Geraldina Guerra Garcés (born 1975) is an Ecuadorian women's rights activist and campaigner against femicide. She tracks cases and maps the lives of femicide victims, is president of the Latin American Association for Alternative Development (ALDEA) and has collaborated with other initiatives such as the Latin American Network Against Gender Violence. She was named a BBC 100 Woman in 2022.

== Biography ==
Garcés was born in Ecuador in 1975 and is based in Quito. Edmundo Guerra Vivero, a public sector unionist who founded the El Conejo corporation.

Garcés has a degree in social communication from the Universidad Central del Ecuador and a diploma in migration and development from the Latino-Americana de Ciências Sociais (Latin American Faculty of Social Sciences).

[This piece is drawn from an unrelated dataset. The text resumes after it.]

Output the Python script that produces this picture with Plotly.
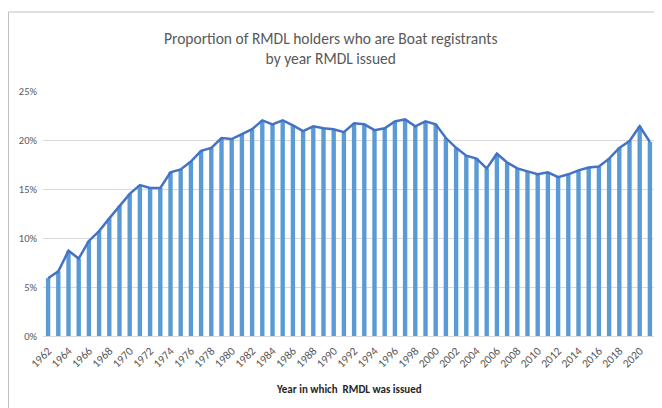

Garcés has worked as a women's right's activist for almost 20 years. She has said that “Latin America is the second deadliest region for women due to the number of femicides," with a woman becoming a victim of femicide every 23 hours.

Garcés is part of the Feminist Alliance for Mapping Femicides in Ecuador. For the Cartographies of Memory initiative, Garcés tracks cases and maps the lives of femicide victims, aiming to increase the visibility of the crime in Ecuador. The campaign was featured in a BBC World Service documentary in 2022.

Garcés is also president of the Latin American Association for Alternative Development (ALDEA). She has collaborated with other initiatives such as the Latin American Network Against Gender Violence and is the public face of the National Network of Shelters for Victims of Gender Violence in Ecuador. She has organised annual marches and educational campaigns to raising awareness and put pressure on the government to adopt more comprehensive measures to prevent femicide.

Garcés was named a BBC 100 Woman in 2022. For her activism, she has been targeted by smear campaigns and has received threats.